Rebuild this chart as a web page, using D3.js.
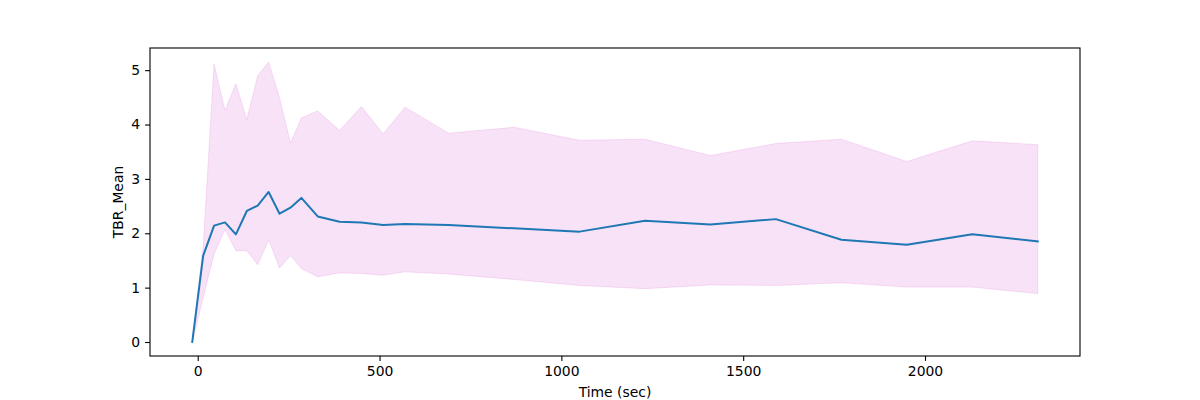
<!DOCTYPE html>
<html>
<head>
<meta charset="utf-8">
<script src="https://cdn.jsdelivr.net/npm/d3@7"></script>
<style>
  html, body { margin: 0; padding: 0; background: #fff; }
  svg { display: block; }
  text { font-family: "DejaVu Sans", sans-serif; }
</style>
</head>
<body>
<svg id="chart" width="1200" height="400"></svg>
<script>
const times = [-15, 15, 45, 75, 105, 135, 165, 195, 225, 255, 285, 330, 390, 450, 510, 570, 690, 870, 1050, 1230, 1410, 1590, 1770, 1950, 2130, 2310];
const meanVals = [0, 1.59, 2.14, 2.20, 1.98, 2.41, 2.51, 2.76, 2.36, 2.47, 2.65, 2.31, 2.21, 2.20, 2.15, 2.17, 2.15, 2.09, 2.03, 2.23, 2.16, 2.26, 1.88, 1.79, 1.98, 1.85];
const upperVals = [0, 1.76, 5.11, 4.26, 4.75, 4.09, 4.90, 5.15, 4.49, 3.66, 4.12, 4.25, 3.89, 4.33, 3.83, 4.32, 3.84, 3.95, 3.71, 3.73, 3.43, 3.65, 3.73, 3.32, 3.70, 3.63];
const lowerVals = [0, 0.82, 1.62, 2.07, 1.68, 1.68, 1.42, 1.88, 1.36, 1.59, 1.35, 1.20, 1.27, 1.26, 1.23, 1.29, 1.25, 1.15, 1.04, 0.98, 1.05, 1.04, 1.09, 1.01, 1.01, 0.89];
const xTicks = [0, 500, 1000, 1500, 2000];
const yTicks = [0, 1, 2, 3, 4, 5];

(function () {
const data = times.map((t, i) => ({ t, m: meanVals[i], lo: lowerVals[i], hi: upperVals[i] }));

const pL = 150, pR = 1080, pT = 48, pB = 356;
const svg = d3.select("#chart");

const xMin = d3.min(times), xMax = d3.max(times);
const xPad = (xMax - xMin) * 0.05;
const yMin = 0, yMax = d3.max(upperVals);
const yPad = (yMax - yMin) * 0.05;

const x = d3.scaleLinear().domain([xMin - xPad, xMax + xPad]).range([pL, pR]);
const y = d3.scaleLinear().domain([yMin - yPad, yMax + yPad]).range([pB, pT]);

const area = d3.area().x(d => x(d.t)).y0(d => y(d.lo)).y1(d => y(d.hi));
svg.append("path").datum(data).attr("d", area)
  .attr("fill", "orchid").attr("fill-opacity", 0.2)
  .attr("stroke", "orchid").attr("stroke-opacity", 0.2).attr("stroke-width", 1);

const line = d3.line().x(d => x(d.t)).y(d => y(d.m));
svg.append("path").datum(data).attr("d", line)
  .attr("fill", "none").attr("stroke", "#1f77b4").attr("stroke-width", 2)
  .attr("stroke-linejoin", "round").attr("stroke-linecap", "square");

const fs = 13.9;
const xAxis = svg.append("g").attr("transform", `translate(0,${pB})`)
  .call(d3.axisBottom(x).tickValues(xTicks).tickFormat(d3.format("d")).tickSize(4.9).tickPadding(4.9));
const yAxis = svg.append("g").attr("transform", `translate(${pL},0)`)
  .call(d3.axisLeft(y).tickValues(yTicks).tickFormat(d3.format("d")).tickSize(4.9).tickPadding(4.9));
[xAxis, yAxis].forEach(g => {
  g.select(".domain").remove();
  g.selectAll(".tick line").attr("stroke", "#000").attr("stroke-width", 1.1);
  g.selectAll(".tick text").attr("fill", "#000").style("font-size", fs + "px").style("font-family", "'DejaVu Sans', sans-serif");
});

svg.append("rect").attr("x", pL).attr("y", pT).attr("width", pR - pL).attr("height", pB - pT)
  .attr("fill", "none").attr("stroke", "#000").attr("stroke-width", 1.1);

svg.append("text").attr("x", (pL + pR) / 2).attr("y", 397)
  .attr("text-anchor", "middle").style("font-size", fs + "px").attr("fill", "#000").text("Time (sec)");
svg.append("text").attr("transform", `translate(123,${(pT + pB) / 2}) rotate(-90)`)
  .attr("text-anchor", "middle").style("font-size", fs + "px").attr("fill", "#000").text("TBR_Mean");
})();
</script>
</body>
</html>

* _AIM_:
Emit the lines of the material exactly, from its first line to the line containing "const data = times.map((t, i)", inclusive; leave every picture out.

* _REPLY_:
Rebuild this chart as a web page, using D3.js.
<!DOCTYPE html>
<html>
<head>
<meta charset="utf-8">
<script src="https://cdn.jsdelivr.net/npm/d3@7"></script>
<style>
  html, body { margin: 0; padding: 0; background: #fff; }
  svg { display: block; }
  text { font-family: "DejaVu Sans", sans-serif; }
</style>
</head>
<body>
<svg id="chart" width="1200" height="400"></svg>
<script>
const times = [-15, 15, 45, 75, 105, 135, 165, 195, 225, 255, 285, 330, 390, 450, 510, 570, 690, 870, 1050, 1230, 1410, 1590, 1770, 1950, 2130, 2310];
const meanVals = [0, 1.59, 2.14, 2.20, 1.98, 2.41, 2.51, 2.76, 2.36, 2.47, 2.65, 2.31, 2.21, 2.20, 2.15, 2.17, 2.15, 2.09, 2.03, 2.23, 2.16, 2.26, 1.88, 1.79, 1.98, 1.85];
const upperVals = [0, 1.76, 5.11, 4.26, 4.75, 4.09, 4.90, 5.15, 4.49, 3.66, 4.12, 4.25, 3.89, 4.33, 3.83, 4.32, 3.84, 3.95, 3.71, 3.73, 3.43, 3.65, 3.73, 3.32, 3.70, 3.63];
const lowerVals = [0, 0.82, 1.62, 2.07, 1.68, 1.68, 1.42, 1.88, 1.36, 1.59, 1.35, 1.20, 1.27, 1.26, 1.23, 1.29, 1.25, 1.15, 1.04, 0.98, 1.05, 1.04, 1.09, 1.01, 1.01, 0.89];
const xTicks = [0, 500, 1000, 1500, 2000];
const yTicks = [0, 1, 2, 3, 4, 5];

(function () {
const data = times.map((t, i) => ({ t, m: meanVals[i], lo: lowerVals[i], hi: upperVals[i] }));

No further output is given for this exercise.